I know someone who has guardianship of a child and I am pretty sure they do not get to rule with an iron fist.  Or perhaps they just are not trying to, I do not know.

2.  Would Child social services just be at a hearing like this?  What purpose would they serve there if neither of the parents have done anything wrong?

3.  Since he is the father of the child, would he have the right to find out why they were there?  If the mother has run afoul of child social services, as the father could he find out why?

jilly

I think Soc would be the best person to answer this question for you.  It definitely sounds like there's more to the story than your cousin has been told.  Is there a possibility that your cousin could move to Illinois?  That might be the best option just to keep the status quo on parenting time.

MYSONSDAD

I agree with Jilly. This does not sound quite right.

Also include the time frame in which the child has been with the grandmother. That might having a bearing on this. You could also check to see if anyone turned him into Children Social Services.  

"Children learn what they live"

whippertizzy

When my cousin and his wife got divorced, he moved to texas to take a job there.  Their agreement was modified so that my cousin would get his son on school breaks, all summer and any other time agreed upon.

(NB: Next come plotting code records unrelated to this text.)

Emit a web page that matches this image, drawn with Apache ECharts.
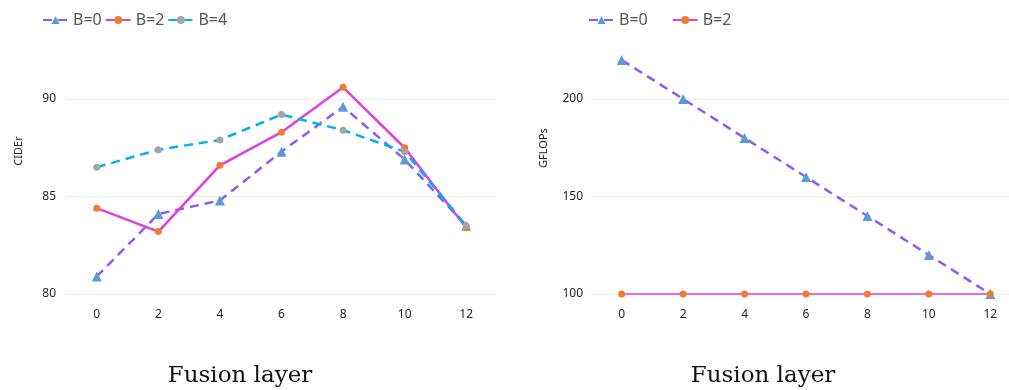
<!DOCTYPE html>
<html>
<head>
<meta charset="utf-8">
<script src="https://cdn.jsdelivr.net/npm/echarts@6/dist/echarts.min.js"></script>
<style>html,body{margin:0;padding:0;background:#fff}#c{width:1009px;height:390px}</style>
</head>
<body>
<div id="c"></div>
<script>
const layers = ['0', '2', '4', '6', '8', '10', '12'];
const ciderB0 = [80.9, 84.1, 84.8, 87.3, 89.6, 86.9, 83.5];
const ciderB2 = [84.4, 83.2, 86.6, 88.3, 90.6, 87.5, 83.4];
const ciderB4 = [86.5, 87.4, 87.9, 89.2, 88.4, 87.3, 83.5];
const flopsB0 = [220, 200, 180, 160, 140, 120, 100];
const flopsB2 = [100, 100, 100, 100, 100, 100, 100];
const ciderTicks = {min: 80, max: 90, interval: 5};
const flopsTicks = {min: 100, max: 200, interval: 50};

const FONT = '"Noto Sans", "Open Sans", sans-serif';
const chart = echarts.init(document.getElementById('c'), null, {renderer: 'canvas'});

const purple = '#8a5cf5', blue = '#5b9bd5', magenta = '#e03fe0', orange = '#ed7d31', cyan = '#00b0f0', gray = '#a5a5a5';

function xAxis(gi) {
  return {
    type: 'category', gridIndex: gi, data: layers, boundaryGap: true,
    axisLine: {show: false}, axisTick: {show: false},
    axisLabel: {color: '#222', fontSize: 12, fontFamily: FONT, margin: 15},
    splitLine: {show: false}
  };
}
function yAxis(gi, t, margin) {
  return {
    type: 'value', gridIndex: gi, min: t.min, max: t.max, interval: t.interval,
    axisLine: {show: false}, axisTick: {show: false},
    axisLabel: {color: '#222', fontSize: 12, fontFamily: FONT, margin: margin},
    splitLine: {show: true, lineStyle: {color: '#eeeeee', width: 1}}
  };
}
function dashedTri(name, data, xi) {
  return {
    name, type: 'line', xAxisIndex: xi, yAxisIndex: xi, data, clip: false,
    symbol: 'triangle', symbolSize: 10,
    lineStyle: {color: purple, width: 2.5, type: [9, 6]},
    itemStyle: {color: blue}
  };
}
const legendText = {color: '#555', fontSize: 16, fontFamily: FONT};

chart.setOption({
  animation: false,
  backgroundColor: '#fff',
  textStyle: {fontFamily: FONT},
  legend: [
    {left: 37, top: 7, itemWidth: 25, itemHeight: 10, itemGap: 3,
     textStyle: legendText, formatter: n => n.trim(),
     data: ['B=0', 'B=2', 'B=4']},
    {left: 583, top: 7, itemWidth: 25, itemHeight: 10, itemGap: 24,
     textStyle: legendText, formatter: n => n.trim(),
     data: ['B=0 ', 'B=2 ']}
  ],
  grid: [
    {left: 66, top: 99, width: 431, height: 195, outerBoundsMode: 'none'},
    {left: 591, top: 99, width: 430, height: 195, outerBoundsMode: 'none'}
  ],
  xAxis: [xAxis(0), xAxis(1)],
  yAxis: [yAxis(0, ciderTicks, 10), yAxis(1, flopsTicks, 8)],
  graphic: [
    {type: 'text', x: 19, y: 151, rotation: Math.PI / 2,
     style: {text: 'CIDEr', fill: '#222', font: '11px ' + FONT, textAlign: 'center', textVerticalAlign: 'middle'}},
    {type: 'text', x: 544, y: 148, rotation: Math.PI / 2,
     style: {text: 'GFLOPs', fill: '#222', font: '11px ' + FONT, textAlign: 'center', textVerticalAlign: 'middle'}},
    {type: 'text', x: 240, y: 376,
     style: {text: 'Fusion layer', fill: '#111', font: '23px "DejaVu Serif", "Liberation Serif", serif', textAlign: 'center', textVerticalAlign: 'middle'}},
    {type: 'text', x: 763, y: 376,
     style: {text: 'Fusion layer', fill: '#111', font: '23px "DejaVu Serif", "Liberation Serif", serif', textAlign: 'center', textVerticalAlign: 'middle'}}
  ],
  series: [
    dashedTri('B=0', ciderB0, 0),
    {name: 'B=2', type: 'line', xAxisIndex: 0, yAxisIndex: 0, data: ciderB2, clip: false,
     symbol: 'circle', symbolSize: 7,
     lineStyle: {color: magenta, width: 2.5}, itemStyle: {color: orange}},
    {name: 'B=4', type: 'line', xAxisIndex: 0, yAxisIndex: 0, data: ciderB4, clip: false,
     symbol: 'circle', symbolSize: 7,
     lineStyle: {color: cyan, width: 2.5, type: [9, 6]}, itemStyle: {color: gray}},
    dashedTri('B=0 ', flopsB0, 1),
    {name: 'B=2 ', type: 'line', xAxisIndex: 1, yAxisIndex: 1, data: flopsB2, clip: false,
     symbol: 'circle', symbolSize: 7,
     lineStyle: {color: magenta, width: 1.5}, itemStyle: {color: orange}}
  ]
});
</script>
</body>
</html>
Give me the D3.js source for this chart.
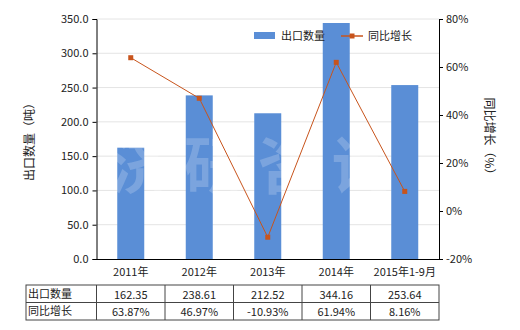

He comes to see his son several times a year besides the school breaks.  He has never missed a child support payment and has all the records to prove it.  He and his ex wife have always been amicable. She is still amicable but refuses to say why child services is involved.

Like I said, I told my cousin to get a lawyer right now ask questions later.  Something is very wrong with the picture.  

jilly

She's yankin his chain.  If things are so amicable then what's the problem with telling him why Children's Services is involved?

I hope your cousin takes your advice and gets an attorney ASAP.